## WRITTEN PROBLEM:
Each line that holds the word "with" counts once; give the total for the records below and nothing else.

Some records
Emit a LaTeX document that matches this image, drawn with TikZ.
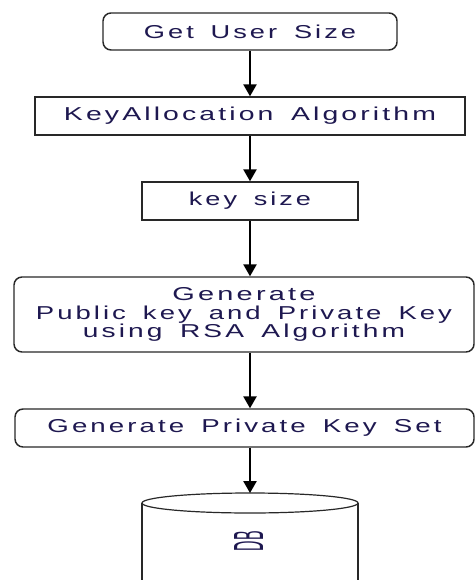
\documentclass[tikz,border=0pt]{standalone}
\usepackage{fontspec}
\setmainfont{Liberation Sans}
\newfontfamily\boxfont{Liberation Sans}[LetterSpace=11,WordSpace=1.6]
\usetikzlibrary{arrows.meta}
\newlength\pxu \setlength\pxu{0.75pt}
\definecolor{txt}{RGB}{30,24,80}
\definecolor{ln}{RGB}{40,40,40}
\newcommand\wt[2]{\resizebox{#1\pxu}{\height}{#2}}
\begin{document}
\begin{tikzpicture}[x=0.75pt,y=-0.75pt,
  box/.style={draw=ln, line width=1.1pt, fill=white, inner sep=0pt, text=txt,
    font=\boxfont\fontsize{14}{14}\selectfont, align=center},
  rbox/.style={box, rounded corners=6pt},
  arr/.style={draw=black, line width=1.2pt, -{Triangle[width=10pt,length=9pt]}},
  cyl/.style={draw=ln, line width=1.1pt}]
\fill[white, use as bounding box] (0,0) rectangle (475,580);
\clip (0,0) rectangle (475,580);
\node[rbox, minimum width=294\pxu, minimum height=37\pxu] (n1) at (250,31.5) {\wt{212}{Get User Size}};
\node[box, minimum width=430\pxu, minimum height=38\pxu] (n2) at (250,116) {\wt{372}{KeyAllocation Algorithm}};
\node[box, minimum width=216\pxu, minimum height=38\pxu] (n3) at (250,201) {\wt{122}{key size}};
\node[rbox, minimum width=460\pxu, minimum height=75\pxu] (n4) at (244,314.5) {\wt{143}{Generate}\\\wt{416}{Public key and Private Key}\\\wt{322}{using RSA Algorithm}};
\node[rbox, minimum width=459\pxu, minimum height=38\pxu] (n5) at (244.5,428) {\wt{394}{Generate Private Key Set}};
% database cylinder (bottom cut off by the picture edge)
\draw[cyl, fill=white] (142,503) -- (142,590) -- (358,590) -- (358,503);
\draw[cyl, line width=0.9pt, fill=white] (250,503) ellipse [x radius=81pt, y radius=7.5pt];
\coordinate (dbtop) at (250,493);
\node[text=txt, rotate=90, inner sep=0pt, font=\fontsize{14}{14}\selectfont] (db) at (248.5,541) {\resizebox{20\pxu}{29\pxu}{DB}};
\coordinate (ax) at (250,0);
\draw[arr] (n1) -- (n2);
\draw[arr] (n2) -- (n3);
\draw[arr] (n3.south) -- (ax |- n4.north);
\draw[arr] (ax |- n4.south) -- (ax |- n5.north);
\draw[arr] (ax |- n5.south) -- (dbtop);
\end{tikzpicture}
\end{document}
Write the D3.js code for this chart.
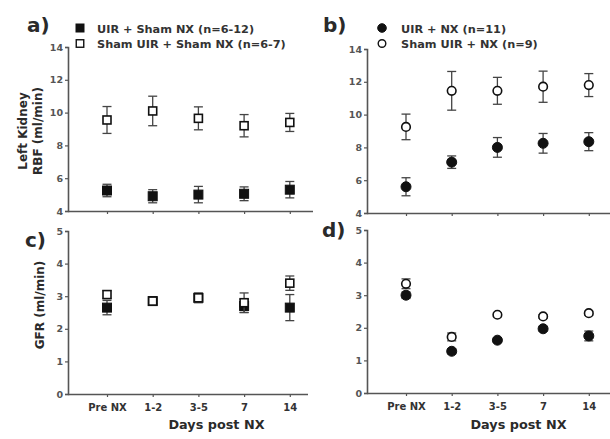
<!DOCTYPE html>
<html><head><meta charset="utf-8">
<script src="https://cdn.jsdelivr.net/npm/d3@7"></script>
<style>body{margin:0;background:#fff}svg{display:block;font-family:"DejaVu Sans",Arial,sans-serif}</style>
</head><body><svg id="c" width="610" height="439"></svg>
<script>
const categories = ["Pre NX","1-2","3-5","7","14"];
// Panel a: RBF, sham NX
const aFilledMean = [5.25, 4.9, 5.0, 5.05, 5.3];
const aFilledErr  = [0.38, 0.4, 0.5, 0.42, 0.5];
const aOpenMean   = [9.55, 10.1, 9.65, 9.2, 9.4];
const aOpenErr    = [0.82, 0.9, 0.7, 0.68, 0.55];
// Panel b: RBF, NX
const bFilledMean = [5.6, 7.1, 8.0, 8.25, 8.35];
const bFilledErr  = [0.55, 0.38, 0.6, 0.6, 0.55];
const bOpenMean   = [9.25, 11.45, 11.45, 11.7, 11.8];
const bOpenErr    = [0.78, 1.18, 0.82, 0.95, 0.7];
// Panel c: GFR, sham NX
const cFilledMean = [2.65, 2.85, 2.95, 2.7, 2.65];
const cFilledErr  = [0.22, 0.08, 0.12, 0.2, 0.4];
const cOpenMean   = [3.05, 2.85, 2.95, 2.8, 3.4];
const cOpenErr    = [0.12, 0.08, 0.15, 0.3, 0.22];
// Panel d: GFR, NX
const dFilledMean = [3.0, 1.28, 1.62, 1.97, 1.75];
const dFilledErr  = [0.1, 0.08, 0.07, 0.07, 0.15];
const dOpenMean   = [3.35, 1.72, 2.4, 2.35, 2.45];
const dOpenErr    = [0.15, 0.12, 0.06, 0.05, 0.06];
const rbfTicks = [4,6,8,10,12,14];
const gfrTicks = [0,1,2,3,4,5];

const svg = d3.select("#c");
const axisCol = "#555", textCol = "#2a2a2a";

function panel(o){
  const g = svg.append("g");
  const x = d3.scalePoint().domain(categories).range([o.x0+39, o.x0+39+4*45.7]);
  const y = d3.scaleLinear().domain(o.domain).range([o.bottom, o.top]);
  const ya = g.append("g").attr("transform",`translate(${o.x0},0)`)
    .call(d3.axisLeft(y).tickValues(o.ticks).tickSize(3).tickPadding(2).tickFormat(d3.format("d")));
  const xa = g.append("g").attr("transform",`translate(0,${o.bottom})`)
    .call(d3.axisBottom(x).tickSize(3).tickPadding(7).tickFormat(o.showX ? (d=>d) : ""));
  xa.select(".domain").attr("d",`M${o.x0},0.5H${o.xEnd}`);
  [ya,xa].forEach(a=>{
    a.select(".domain").attr("stroke",axisCol).attr("stroke-width",1.6);
    a.selectAll(".tick line").attr("stroke",axisCol).attr("stroke-width",1.2);
    a.selectAll(".tick text").attr("font-weight","bold").attr("font-family","DejaVu Sans");
  });
  xa.selectAll(".tick text").attr("font-size",10).attr("fill","#333");
  ya.selectAll(".tick text").attr("font-size",9.5).attr("fill","#555");

  const series = [
    {m:o.filled, e:o.fErr, open:false},
    {m:o.open, e:o.oErr, open:true}
  ];
  series.forEach(s=>{
    const sg = g.append("g");
    categories.forEach((c,i)=>{
      const cx = x(c), lo = y(s.m[i]-s.e[i]), hi = y(s.m[i]+s.e[i]);
      sg.append("line").attr("x1",cx).attr("x2",cx).attr("y1",lo).attr("y2",hi).attr("stroke","#444").attr("stroke-width",1.3);
      [lo,hi].forEach(yy=>sg.append("line").attr("x1",cx-4.5).attr("x2",cx+4.5).attr("y1",yy).attr("y2",yy).attr("stroke","#444").attr("stroke-width",1.3));
    });
    categories.forEach((c,i)=>{
      const cx = x(c), cy = y(s.m[i]);
      if(o.shape==="square"){
        const sz = s.open?8:9;
        sg.append("rect").attr("x",cx-sz/2).attr("y",cy-sz/2).attr("width",sz).attr("height",sz)
          .attr("fill",s.open?"#fff":"#111").attr("stroke","#111").attr("stroke-width",s.open?1.6:1);
      } else {
        sg.append("circle").attr("cx",cx).attr("cy",cy).attr("r",s.open?4.3:5)
          .attr("fill",s.open?"#fff":"#111").attr("stroke","#111").attr("stroke-width",s.open?1.6:1);
      }
    });
  });
  svg.append("text").attr("x",o.lx).attr("y",o.ly).text(o.label)
    .attr("font-size",20).attr("font-weight","bold").attr("fill",textCol);
  if(o.legend){
    o.legend.forEach((t,i)=>{
      const ly = o.legY + i*15.5;
      if(o.shape==="square"){
        const sz = i===0?8:7.5;
        svg.append("rect").attr("x",o.legX-sz/2).attr("y",ly-sz/2).attr("width",sz).attr("height",sz)
          .attr("fill",i===0?"#111":"#fff").attr("stroke","#111").attr("stroke-width",i===0?1:1.4);
      } else {
        svg.append("circle").attr("cx",o.legX).attr("cy",ly).attr("r",i===0?4.3:3.8)
          .attr("fill",i===0?"#111":"#fff").attr("stroke","#111").attr("stroke-width",i===0?1:1.4);
      }
      svg.append("text").attr("x",o.legTx).attr("y",ly+4.5).text(t)
        .attr("font-size",11.3).attr("font-weight","bold").attr("fill","#333");
    });
  }
  if(o.showX){
    svg.append("text").attr("x",o.tx).attr("y",429).attr("text-anchor","middle")
      .text("Days post NX").attr("font-size",12.8).attr("font-weight","bold").attr("fill",textCol);
  }
}

panel({x0:68, xEnd:313, top:47, bottom:211, domain:[4,14], ticks:rbfTicks, filled:aFilledMean, fErr:aFilledErr, open:aOpenMean, oErr:aOpenErr,
  shape:"square", label:"a)", lx:27, ly:32, legend:["UIR + Sham NX (n=6-12)","Sham UIR + Sham NX (n=6-7)"], legX:80, legTx:97, legY:28, showX:false});
panel({x0:367, xEnd:610, top:49, bottom:213, domain:[4,14], ticks:rbfTicks, filled:bFilledMean, fErr:bFilledErr, open:bOpenMean, oErr:bOpenErr,
  shape:"circle", label:"b)", lx:323, ly:32, legend:["UIR + NX (n=11)","Sham UIR + NX (n=9)"], legX:382, legTx:401, legY:28, showX:false});
panel({x0:68, xEnd:308, top:231, bottom:394, domain:[0,5], ticks:gfrTicks, filled:cFilledMean, fErr:cFilledErr, open:cOpenMean, oErr:cOpenErr,
  shape:"square", label:"c)", lx:25, ly:247, showX:true, tx:216.5});
panel({x0:367, xEnd:610, top:230, bottom:393, domain:[0,5], ticks:gfrTicks, filled:dFilledMean, fErr:dFilledErr, open:dOpenMean, oErr:dOpenErr,
  shape:"circle", label:"d)", lx:322, ly:237, showX:true, tx:518.5});

const t1 = svg.append("text").attr("transform","translate(27,131) rotate(-90)").attr("text-anchor","middle")
  .attr("font-size",12).attr("font-weight","bold").attr("fill",textCol);
t1.append("tspan").attr("x",0).attr("dy",0).text("Left Kidney");
t1.append("tspan").attr("x",0).attr("dy",15).text("RBF (ml/min)");
svg.append("text").attr("transform","translate(44,305) rotate(-90)").attr("text-anchor","middle")
  .attr("font-size",12).attr("font-weight","bold").attr("fill",textCol).text("GFR (ml/min)");
</script></body></html>
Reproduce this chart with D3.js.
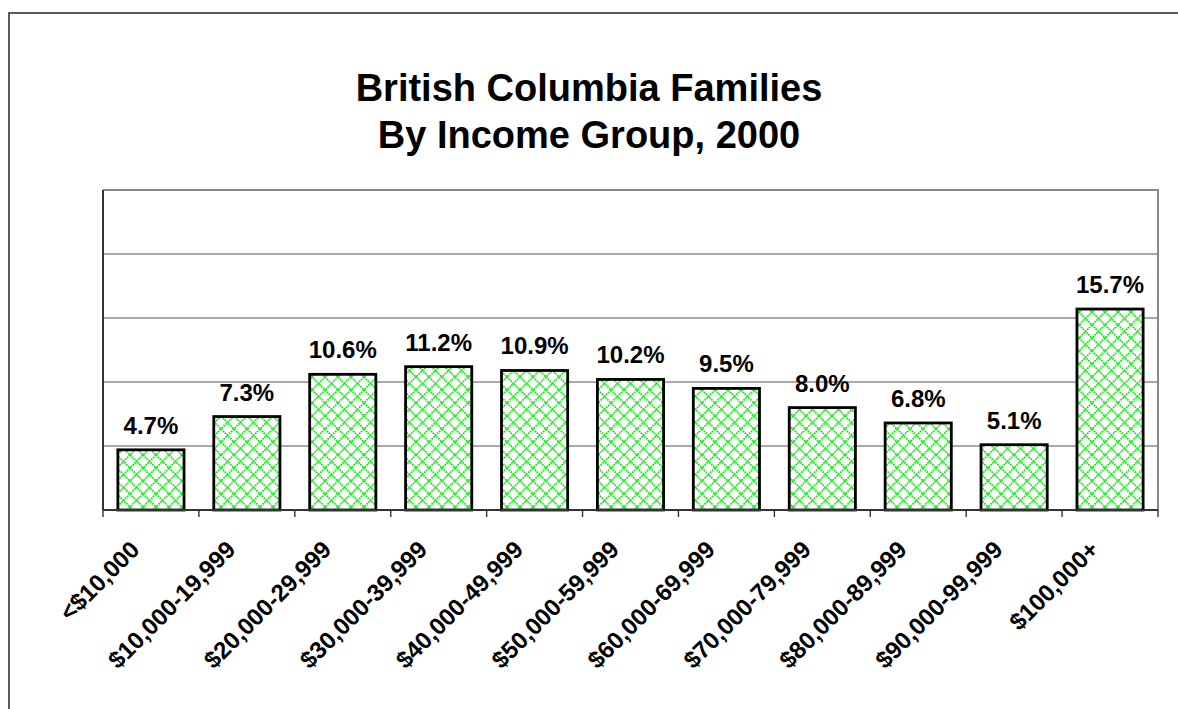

## FINAL RESULT:
2